Since in “Russian Atlantis” № 3 a substantial material on Vladika Nestor (Anisimov) was published, there was a feedback to my article on him by Alexander Cyrilovich Karaulov, son of the manager director of “The House of Mercy” in Harbin, Cyril Alexandrovich. Alexander Cyrilovich with the blessing of Bishop Ignatius of Petropavlovsk and Kamchatka is a member of the commission in charge of gathering materials leading to a canonization of Metropolitan Nestor, the Apostle to Kamchatka, who also became famous and for his good work in Manchuria.
At the present moment I deem it important to throw some light on my position concerning the statements that had come to my attention spoken by some people who had never lived in Harbin. They assume that, since Vladika Nestor became an intermediary in the correspondence between Harbin-Manchurian Diocese and the Moscow Patriarchate which was concluded in July 1945 with the Diocese’s acquiescence to Patriarch Alexis I, he allegedly spurred by that activity a negative reaction among the Harbin immigration. According to the opinion of one of them, who, by the way, has never lived in Harbin, the grudge of the immigrants about the submission of the Diocese to Patriarch Alexis I could had been expressed so sharply that it later may have become a reason for the mass arrests which happened in Manchuria starting from August 1945.
I was in Harbin till the end of October 1945. I knew that the immigrants in their majority approved of the Diocese’s acquiescence to the Patriarch and that the preparation for the act was done with the agreement of the ruling Hierarch Meletius and a number of others Hierarchs, and not solely by Metropolitan Nestor without their authorization. He was given the duty to take care of the correspondence without any publicity, so not to provoke the Japanese authorities of Manchukuo in blocking the contacts with the Patriarch of Moscow and all of Russia.

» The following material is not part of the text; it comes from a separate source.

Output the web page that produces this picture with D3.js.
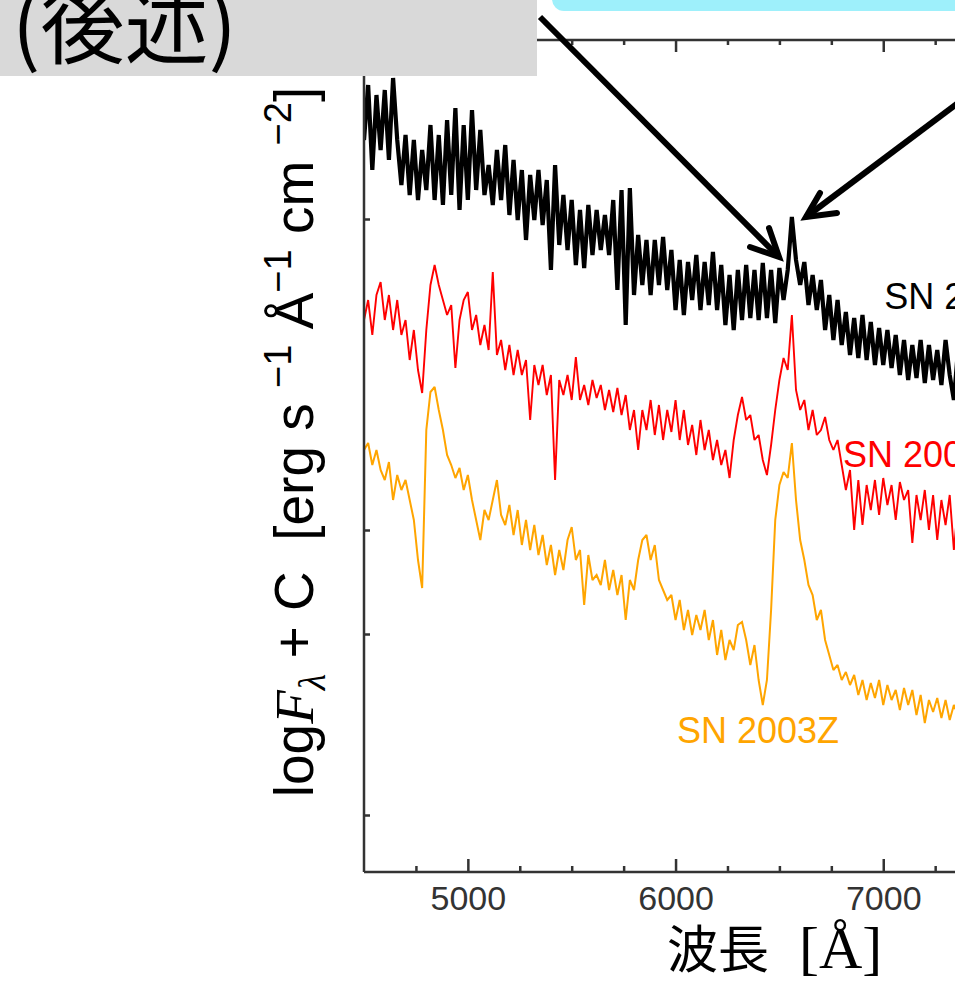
<!DOCTYPE html>
<html lang="ja">

<head>
    <meta charset="UTF-8">
    <meta name="viewport" content="width=device-width, initial-scale=1.0">
    <script src="https://d3js.org/d3.v7.min.js"></script>
    <title>SN spectra</title>
    <style>
        body {
            margin: 0;
            background: white;
        }

        svg {
            display: block;
        }

        text {
            white-space: pre;
        }

        .axis path,
        .axis line {
            stroke: #333;
            stroke-width: 2.5px;
        }

        .axis text {
            font-family: "Liberation Sans", Arial, sans-serif;
            font-size: 34px;
            fill: #333;
        }
    </style>
</head>

<body>
    <div class="fig"></div>

    <script>
        /*------------------- Data --------------------*/
        // wavelength grid [Å], one sample every 20 Å
        const wavelengths = d3.range(4500, 7361, 20);

        // log F + C (arbitrary offsets)
        const sn2018zd = [
            7.32, 7.87, 7.02, 7.77, 7.22, 7.82, 7.12, 7.94, 7.32, 6.87, 7.37, 6.77,
            7.32, 6.72, 7.22, 6.82, 7.47, 6.72, 7.37, 6.67, 7.52, 6.77, 7.64, 6.62,
            7.47, 6.72, 7.62, 6.82, 7.42, 6.77, 7.07, 6.67, 7.22, 6.72, 7.27, 6.57,
            7.12, 6.52, 7.02, 6.32, 6.97, 6.52, 7.02, 6.47, 6.92, 6.02, 7.07, 6.27,
            6.77, 6.22, 6.72, 6.07, 6.62, 6.04, 6.67, 6.17, 6.62, 6.22, 6.57, 6.17,
            6.72, 5.82, 6.82, 5.47, 6.84, 5.77, 6.37, 5.87, 6.32, 5.77, 6.32, 5.87,
            6.35, 5.82, 6.22, 5.62, 6.12, 5.57, 6.10, 5.72, 6.17, 5.62, 6.10, 5.67,
            6.20, 5.62, 6.07, 5.47, 5.97, 5.42, 6.02, 5.52, 6.07, 5.54, 6.02, 5.52,
            6.09, 5.54, 6.02, 5.49, 6.04, 5.72, 6.02, 6.55, 6.12, 5.87, 6.10, 5.67,
            5.97, 5.62, 5.92, 5.42, 5.77, 5.32, 5.72, 5.27, 5.60, 5.17, 5.54, 5.14,
            5.57, 5.12, 5.50, 5.07, 5.44, 5.07, 5.42, 5.04, 5.37, 4.97, 5.32, 4.92,
            5.27, 4.94, 5.32, 4.89, 5.27, 4.92, 5.22, 4.87, 5.32, 4.97, 4.72, 5.22
        ];

        const sn2005cs = [
            5.52, 5.72, 5.37, 5.77, 5.90, 5.52, 5.77, 5.42, 5.72, 5.37, 5.52, 5.12,
            5.42, 5.02, 4.79, 5.42, 5.87, 6.07, 5.87, 5.72, 5.57, 5.67, 5.04, 5.52,
            5.72, 5.80, 5.42, 5.57, 5.27, 5.47, 5.22, 6.00, 5.17, 5.32, 5.02, 5.27,
            4.97, 5.22, 4.97, 5.12, 4.52, 5.07, 4.87, 5.07, 4.77, 4.97, 3.92, 4.92,
            4.77, 4.97, 4.72, 5.15, 4.72, 4.87, 4.67, 4.92, 4.74, 4.87, 4.62, 4.82,
            4.60, 4.84, 4.57, 4.77, 4.42, 4.62, 4.22, 4.62, 4.42, 4.72, 4.37, 4.67,
            4.32, 4.62, 4.40, 4.72, 4.32, 4.62, 4.27, 4.47, 4.17, 4.52, 4.22, 4.42,
            4.12, 4.32, 4.07, 4.22, 3.94, 4.32, 4.57, 4.75, 4.52, 4.57, 4.32, 4.37,
            4.12, 3.97, 4.27, 4.62, 4.92, 5.14, 5.02, 5.57, 4.82, 4.62, 4.72, 4.42,
            4.62, 4.37, 4.42, 4.55, 4.32, 4.22, 4.32, 4.07, 3.82, 4.02, 3.42, 3.92,
            3.47, 3.87, 3.62, 3.92, 3.57, 3.94, 3.67, 3.87, 3.52, 3.90, 3.72, 3.82,
            3.29, 3.77, 3.52, 3.82, 3.42, 3.77, 3.32, 3.72, 3.47, 3.77, 3.22, 3.67
        ];

        const sn2003Z = [
            4.22, 4.29, 4.07, 4.22, 4.02, 3.92, 4.10, 3.72, 3.97, 3.82, 3.92, 3.72,
            3.52, 3.12, 2.84, 4.42, 4.80, 4.85, 4.62, 4.42, 4.17, 4.07, 3.94, 4.04,
            3.82, 3.97, 3.72, 3.52, 3.32, 3.62, 3.52, 3.72, 3.92, 3.57, 3.47, 3.67,
            3.37, 3.62, 3.27, 3.52, 3.22, 3.47, 3.17, 3.37, 3.07, 3.27, 2.97, 3.22,
            3.02, 3.32, 3.45, 3.12, 3.22, 2.67, 3.17, 2.92, 2.97, 2.87, 3.12, 2.82,
            3.02, 2.77, 2.97, 2.52, 2.92, 2.82, 3.12, 3.32, 3.37, 3.12, 3.27, 2.92,
            2.82, 2.72, 2.77, 2.52, 2.72, 2.42, 2.62, 2.37, 2.57, 2.42, 2.62, 2.32,
            2.52, 2.17, 2.42, 2.12, 2.32, 2.22, 2.47, 2.50, 2.32, 2.07, 2.27, 1.92,
            1.67, 1.92, 2.62, 3.52, 3.87, 4.00, 3.94, 4.29, 3.72, 3.32, 3.12, 2.87,
            2.77, 2.52, 2.62, 2.32, 2.17, 2.02, 2.07, 1.92, 2.00, 1.87, 1.97, 1.77,
            1.92, 1.72, 1.89, 1.74, 1.92, 1.67, 1.87, 1.72, 1.82, 1.62, 1.84, 1.67,
            1.82, 1.57, 1.77, 1.49, 1.72, 1.60, 1.74, 1.54, 1.72, 1.52, 1.67, 1.57
        ];

        const seriesNames = ["SN 2018zd", "SN 2005cs", "SN 2003Z"];
        const seriesColors = ["#000000", "#ff0000", "#ffa500"];
        const seriesWidths = [4.2, 1.9, 2];
        // label anchor: [wavelength, logF]
        const labelPos = [[7005, 5.63], [6806, 4.05], [6007, 1.29]];

        const xMajorTicks = [5000, 6000, 7000];
        const xMinorTicks = [4750, 5250, 5500, 5750, 6250, 6500, 6750, 7250];
        const yTicks = [6.53, 3.42, 2.38, 0.57];

        /*------------------- Layout --------------------*/
        const width = 955;
        const height = 991;
        const plot = { left: 364, top: 40, bottom: 872 };

        const svg = d3.select(".fig").append("svg")
            .attr("width", width)
            .attr("height", height);

        const x = d3.scaleLinear()
            .domain([4500, 7500])
            .range([plot.left, plot.left + 3000 * 0.2077]);

        const y = d3.scaleLinear()
            .domain([0, 8.32])
            .range([plot.bottom, plot.top]);

        svg.append("clipPath").attr("id", "clip")
            .append("rect")
            .attr("x", plot.left).attr("y", plot.top)
            .attr("width", width - plot.left).attr("height", plot.bottom - plot.top);

        /*------------------- Spectra --------------------*/
        const line = d3.line()
            .x((d, i) => x(wavelengths[i]))
            .y(d => y(d));

        const spectra = [sn2018zd, sn2005cs, sn2003Z];

        // draw bottom to top so the black one stays above
        [2, 1, 0].forEach(k => {
            svg.append("path")
                .attr("clip-path", "url(#clip)")
                .attr("d", line(spectra[k]))
                .attr("fill", "none")
                .attr("stroke", seriesColors[k])
                .attr("stroke-width", seriesWidths[k])
                .attr("stroke-linejoin", "miter")
                .attr("stroke-miterlimit", 2);
        });

        svg.selectAll(".sn-label")
            .data(seriesNames)
            .enter()
            .append("text")
            .attr("class", "sn-label")
            .attr("x", (d, i) => x(labelPos[i][0]))
            .attr("y", (d, i) => y(labelPos[i][1]))
            .attr("fill", (d, i) => seriesColors[i])
            .style("font-family", "'Liberation Sans', Arial, sans-serif")
            .style("font-size", "36px")
            .text(d => d);

        /*------------------- Axes --------------------*/
        const gx = svg.append("g")
            .attr("class", "axis")
            .attr("transform", `translate(0,${plot.bottom})`)
            .call(d3.axisBottom(x).tickValues(xMajorTicks).tickSize(-13).tickPadding(14).tickFormat(d3.format("d")));
        gx.select(".domain").attr("d", `M${plot.left},0H${width}`);

        svg.append("g")
            .attr("class", "axis")
            .attr("transform", `translate(0,${plot.bottom})`)
            .call(d3.axisBottom(x).tickValues(xMinorTicks).tickSize(-6).tickFormat(""))
            .select(".domain").remove();

        const gt = svg.append("g")
            .attr("class", "axis")
            .attr("transform", `translate(0,${plot.top})`)
            .call(d3.axisTop(x).tickValues(xMajorTicks).tickSize(-12).tickFormat(""));
        gt.select(".domain").attr("d", `M${plot.left},0H${width}`);

        svg.append("g")
            .attr("class", "axis")
            .attr("transform", `translate(0,${plot.top})`)
            .call(d3.axisTop(x).tickValues(xMinorTicks).tickSize(-5).tickFormat(""))
            .select(".domain").remove();

        const gy = svg.append("g")
            .attr("class", "axis")
            .attr("transform", `translate(${plot.left},0)`)
            .call(d3.axisLeft(y).tickValues(yTicks).tickSize(-6).tickFormat(""));
        gy.select(".domain").attr("d", `M0,${plot.top}V${plot.bottom}`);

        /*------------------- Axis titles --------------------*/
        const xTitle = svg.append("text")
            .attr("x", 667)
            .attr("y", 968)
            .style("font-size", "51px")
            .style("font-family", "'Noto Sans CJK JP', sans-serif")
            .text("波長");
        xTitle.append("tspan")
            .attr("dx", 30)
            .style("font-family", "'Liberation Serif', serif")
            .style("font-size", "60px")
            .text("[Å]");

        const yTitle = svg.append("text")
            .attr("transform", "translate(313,442) rotate(-90)")
            .attr("text-anchor", "middle")
            .style("font-size", "55px")
            .style("font-family", "'Liberation Sans', Arial, sans-serif");
        const parts = [
            { t: "log" },
            { t: "F", it: true },
            { t: "λ", it: true, dy: 12, small: true },
            { t: " + C  [erg s ", dy: -12 },
            { t: "−1", dy: -22, small: true },
            { t: " Å", dy: 22 },
            { t: "−1", dy: -22, small: true },
            { t: " cm ", dy: 22 },
            { t: "−2", dy: -22, small: true },
            { t: "]", dy: 22 }
        ];
        parts.forEach(p => {
            const ts = yTitle.append("tspan").text(p.t);
            if (p.dy) ts.attr("dy", p.dy);
            if (p.it) ts.style("font-family", "'Liberation Serif', serif").style("font-style", "italic");
            if (p.small) ts.style("font-size", "38px");
        });

        /*------------------- Overlays --------------------*/
        svg.append("rect")
            .attr("x", 552).attr("y", -30)
            .attr("width", 450).attr("height", 41)
            .attr("rx", 12)
            .attr("fill", "#9ef0fb");

        svg.append("rect")
            .attr("x", 0).attr("y", 0)
            .attr("width", 537).attr("height", 76)
            .attr("fill", "#d9d9d9");

        svg.append("text")
            .attr("x", 12)
            .attr("y", 57)
            .style("font-size", "84px")
            .style("font-family", "'Noto Sans CJK JP', sans-serif")
            .text("(後述)");

        const arrows = [
            { from: [540, 17], to: [779, 257], a1: [750, 247], a2: [769, 228] },
            { from: [962, 100], to: [806, 217], a1: [837, 213], a2: [820, 193] }
        ];
        arrows.forEach(a => {
            svg.append("line")
                .attr("x1", a.from[0]).attr("y1", a.from[1])
                .attr("x2", a.to[0]).attr("y2", a.to[1])
                .attr("stroke", "black").attr("stroke-width", 6);
            svg.append("polyline")
                .attr("points", [a.a1, a.to, a.a2].map(p => p.join(",")).join(" "))
                .attr("fill", "none")
                .attr("stroke", "black").attr("stroke-width", 6)
                .attr("stroke-linecap", "round").attr("stroke-linejoin", "miter");
        });
    </script>
</body>
</html>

I am also witness to the fact that the agents of SMERSH[1] during the interrogations in Harbin and the USSR were not interested at all in the attitudes of the arrested Harbin immigrants concerning the entering of the Orthodox Diocese under the jurisdiction of Patriarch Alexis I. I know this from my personal experience and from the testimonies of many Harbiners that had been arrested in 1945.
I brought this position of mine to the notice of the commission in charge of collecting materials for canonization of Vladika Nestor through the commission member A. K. Karaulov.
[1] A department in the Secrete Service of the USSR created during World War II and responsible for contra espionage. The acronym (СМЕРШ - SMERSH) stands for the Russian phrase – Смертъ Шпионам (Death to the spies).